Turkey local elections: Setback for Erdogan in big cities
- Published
The party of Turkey's President Recep Tayyip Erdogan has lost control of the capital, Ankara, in local elections, in a blow to his 16-year rule.
The main opposition is also slightly ahead in the contest for mayor of Istanbul, figures published by the state-run Anadolu news agency suggest.
But the president's AKP party is challenging the result in both cities.
Municipal elections were held across the nation on Sunday and an AKP-led alliance won more than 51% of the vote.
The elections, considered a verdict on Mr Erdogan's rule, have been taking place during an economic downturn.
The currency, the lira, has been losing value recently and the economy went into recession in the last three months of 2018.
What has the ruling party been saying?
The AKP - or Justice and Development Party - alleges "invalid votes and irregularities in most of the 12,158 polling stations in Ankara".
Its general secretary, Fatih Sahin, said on Twitter: "We will use our legal rights to the fullest, and we will not allow the will of our citizens to be altered in Ankara."
The AKP says it will also challenge the result in Istanbul - the largest city - and the eastern province of Igdir.
Commenting on the results in a speech on Sunday, Mr Erdogan looked ahead to national elections in 2023: "We have a long period ahead where we will carry out economic reforms without compromising on the rules of the free-market economy.
"If there are any shortcomings, it is our duty to correct them," he said.
What are the results?
More than 57 million people in the country were registered to vote for mayors and councillors. Turnout was high at just under 85%.
The opposition Republican People's Party (CHP) candidate Mansur Yavas won in Ankara, officials said. With almost all votes counted, he was on nearly 51% and the AKP's Mehmet Ozhaseki had won the support of just over 47%.
Both CHP and the AKP claim victory in Istanbul, which has been in the hands of parties linked to Mr Erdogan since 1994, when he was elected the city's mayor.
The election commission said the CHP's Ekrem Imamoglu was leading there by less than 0.5%, but that the results of more than 80 ballot boxes were being challenged. Results carried by Anadolu put the margin even narrower, at less than 0.25%.
The AKP had been saying its candidate, former Prime Minister Binali Yildirim, was ahead by 4,000 votes. He later conceded his opponent had a narrow lead, only for the AKP to again claim victory.
The third largest city, Izmir, went to the CHP.
"The people have voted in favour of democracy. They have chosen democracy," CHP leader Kemal Kilicdaroglu said.
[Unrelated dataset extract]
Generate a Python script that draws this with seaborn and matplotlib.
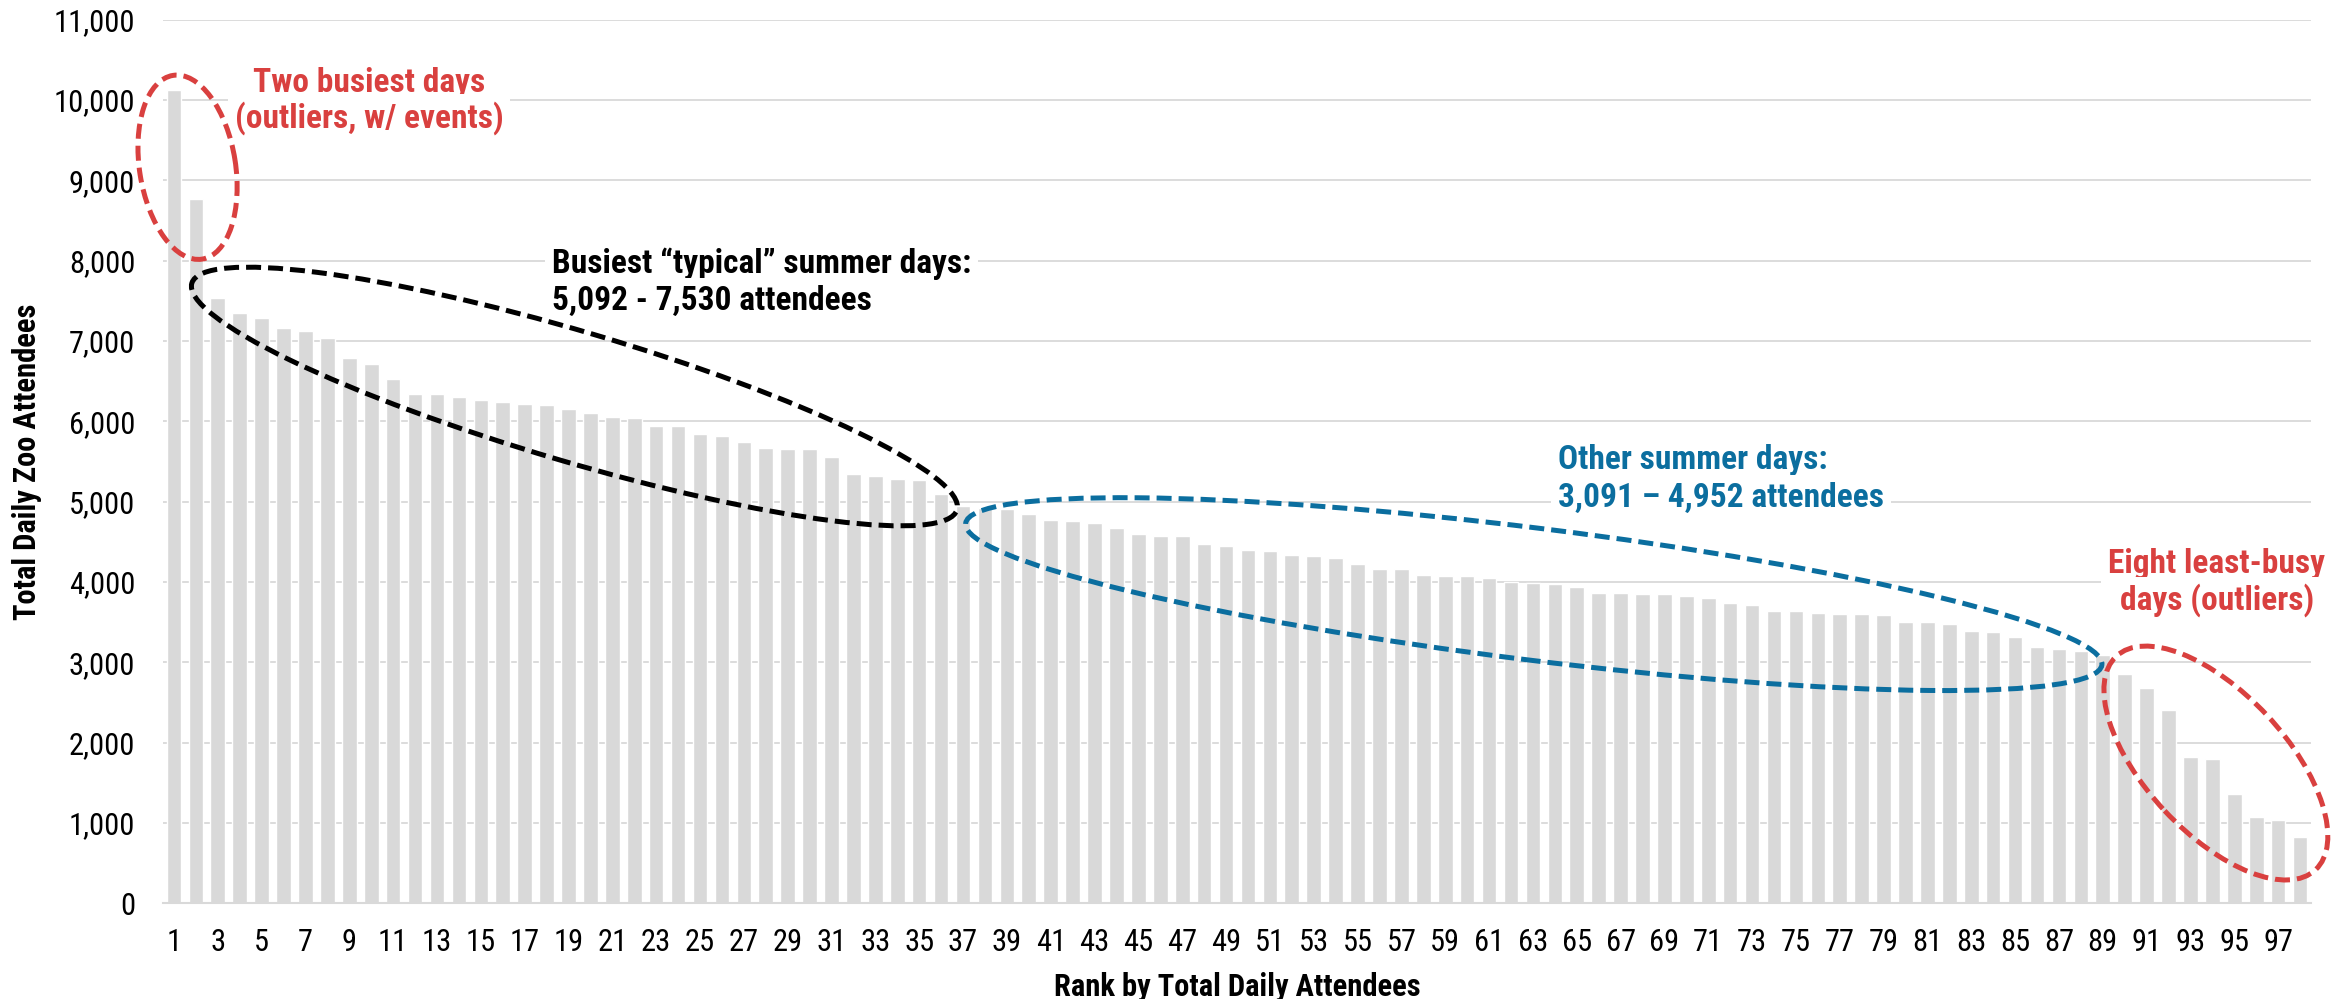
import matplotlib
matplotlib.use("Agg")
import matplotlib.pyplot as plt
import matplotlib.transforms as mtransforms
from matplotlib import font_manager
from matplotlib.patches import Ellipse
import seaborn as sns

# daily attendance, sorted from busiest to least busy
ranks = list(range(1, 99))
attendees = [
    10130, 8770, 7530, 7350, 7290, 7160, 7120, 7040, 6790, 6715,
    6530, 6340, 6335, 6305, 6270, 6240, 6220, 6200, 6150, 6105,
    6050, 6040, 5946, 5938, 5846, 5822, 5739, 5672, 5656, 5651,
    5552, 5340, 5315, 5286, 5274, 5092, 4952, 4925, 4905, 4850,
    4775, 4765, 4740, 4676, 4598, 4573, 4572, 4469, 4452, 4402,
    4390, 4340, 4328, 4295, 4220, 4166, 4162, 4091, 4079, 4078,
    4054, 3998, 3993, 3975, 3942, 3867, 3866, 3855, 3851, 3830,
    3801, 3743, 3718, 3643, 3635, 3618, 3606, 3598, 3585, 3500,
    3499, 3483, 3384, 3373, 3320, 3195, 3162, 3135, 3091, 2859,
    2685, 2402, 1826, 1797, 1365, 1075, 1033, 830,
]
y_ticks = list(range(0, 11001, 1000))

RED = "#D9403F"
BLUE = "#0B6E9F"
GREY = "#D9D9D9"

sns.set_style("white")
installed = {f.name for f in font_manager.fontManager.ttflist}
narrow = next((f for f in ["Roboto Condensed", "Liberation Sans Narrow", "DejaVu Sans Condensed"]
               if f in installed), "DejaVu Sans")
plt.rcParams["font.family"] = [narrow, "DejaVu Sans"]
plt.rcParams["text.color"] = "black"
plt.rcParams["axes.labelcolor"] = "black"

fig = plt.figure(figsize=(23.46, 9.99), dpi=100)
ax = fig.add_axes([163 / 2346, 1 - 903.3 / 999, 2148 / 2346, 883.6 / 999])

sns.barplot(x=ranks, y=attendees, color=GREY, width=0.667, saturation=1, ax=ax, zorder=2)

ax.set_xlim(-0.5, len(ranks) - 0.5)
ax.set_ylim(0, 11000)
ax.set_yticks(y_ticks)
ax.set_yticklabels([f"{v:,}" for v in y_ticks])
ax.set_xticks(range(0, len(ranks), 2))
ax.set_xticklabels([str(r) for r in ranks[::2]])
ax.tick_params(axis="both", length=0, labelsize=22, labelcolor="black")
ax.tick_params(axis="y", pad=20)
ax.tick_params(axis="x", pad=18)

ax.yaxis.grid(True, color=GREY, lw=1.3)
ax.set_axisbelow(True)
for side in ["top", "right", "left"]:
    ax.spines[side].set_visible(False)
ax.spines["bottom"].set_color(GREY)
ax.spines["bottom"].set_linewidth(1.5)

ax.set_xlabel("Rank by Total Daily Attendees", fontsize=22, fontweight="bold", va="center")
ax.set_ylabel("Total Daily Zoo Attendees", fontsize=22, fontweight="bold", va="center")
ax.xaxis.set_label_coords(0.5, -0.0947)
ax.yaxis.set_label_coords(-0.0633, 0.5)

# callout rings: centre in data units, size in pixels
rings = [
    (0.62, 9163, 186, 96, 99, RED),
    (18.27, 6309, 798, 130, -16.5, "black"),
    (62.04, 3849, 1145, 132, -7.1, BLUE),
    (93.16, 1746, 292, 140, -47, RED),
]
for cx, cy, w, h, ang, col in rings:
    px, py = ax.transData.transform((cx, cy))
    ax.add_artist(Ellipse((px, py), w, h, angle=ang, fill=False, edgecolor=col, lw=3.6,
                          linestyle=(0, (3, 1.4)), transform=mtransforms.IdentityTransform(),
                          clip_on=False, zorder=6))

box = dict(facecolor="white", edgecolor="none", pad=5)
notes = [
    (8.9, 10100, "Two busiest days", "center", RED),
    (8.9, 9662, "(outliers, w/ events)", "center", RED),
    (17.24, 7844, "Busiest \u201ctypical\u201d summer days:", "left", "black"),
    (17.24, 7383, "5,092 - 7,530 attendees", "left", "black"),
    (63.14, 5406, "Other summer days:", "left", BLUE),
    (63.14, 4933, "3,091 \u2013 4,952 attendees", "left", BLUE),
    (93.2, 4112, "Eight least-busy", "center", RED),
    (93.2, 3651, "days (outliers)", "center", RED),
]
for x, y, s, ha, col in notes:
    ax.text(x, y, s, ha=ha, va="baseline", color=col, fontsize=24, fontweight="bold",
            bbox=box, zorder=4)

fig.savefig("out.png", dpi=100)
Image of invincibility broken
Analysis by Mark Lowen, BBC Turkey correspondent
Electoral figures show Istanbul falling to the opposition by a whisker, although the ruling party has challenged the result and refused to concede. Ekrem Imamoglu, who's already changed his Twitter profile to "mayor of Istanbul", has vowed to serve all sides - those who voted for and against him - without discrimination.
President Erdogan's setbacks deepened elsewhere, losing the capital, Ankara, and several other cities as his conservative voters punished him for an economic crisis.
Local elections are important here. Parties build their base at grassroots level; Mr Erdogan himself gained power after being mayor of Istanbul.
He turned this poll into, in effect, a referendum on himself. Now his image of invincibility has been broken and an opposition long seen as hopelessly divided has got a new lease of life. Swathes of Turkey still adore Mr Erdogan, but the half of the country that detests its polarising president are starting to believe he's beatable.
How was the campaign?
This was the first municipal vote since Mr Erdogan assumed sweeping executive powers through last year's presidential election.
The AKP, with its roots in political Islam, has won every election since coming to power in 2002.
Mr Erdogan, whose two-month campaign included 100 rallies, said the poll was about the "survival" of the country and his party.
With most media either pro-government or controlled by Mr Erdogan's supporters, critics believe opposition parties campaigned at a disadvantage. Mr Erdogan's rallies dominated TV coverage.
The opposition pro-Kurdish Peoples' Democratic Party (HDP) said the elections were unfair and refused to put forward candidates in several cities.
Some of its leaders have been jailed on terrorism charges, accusations they reject.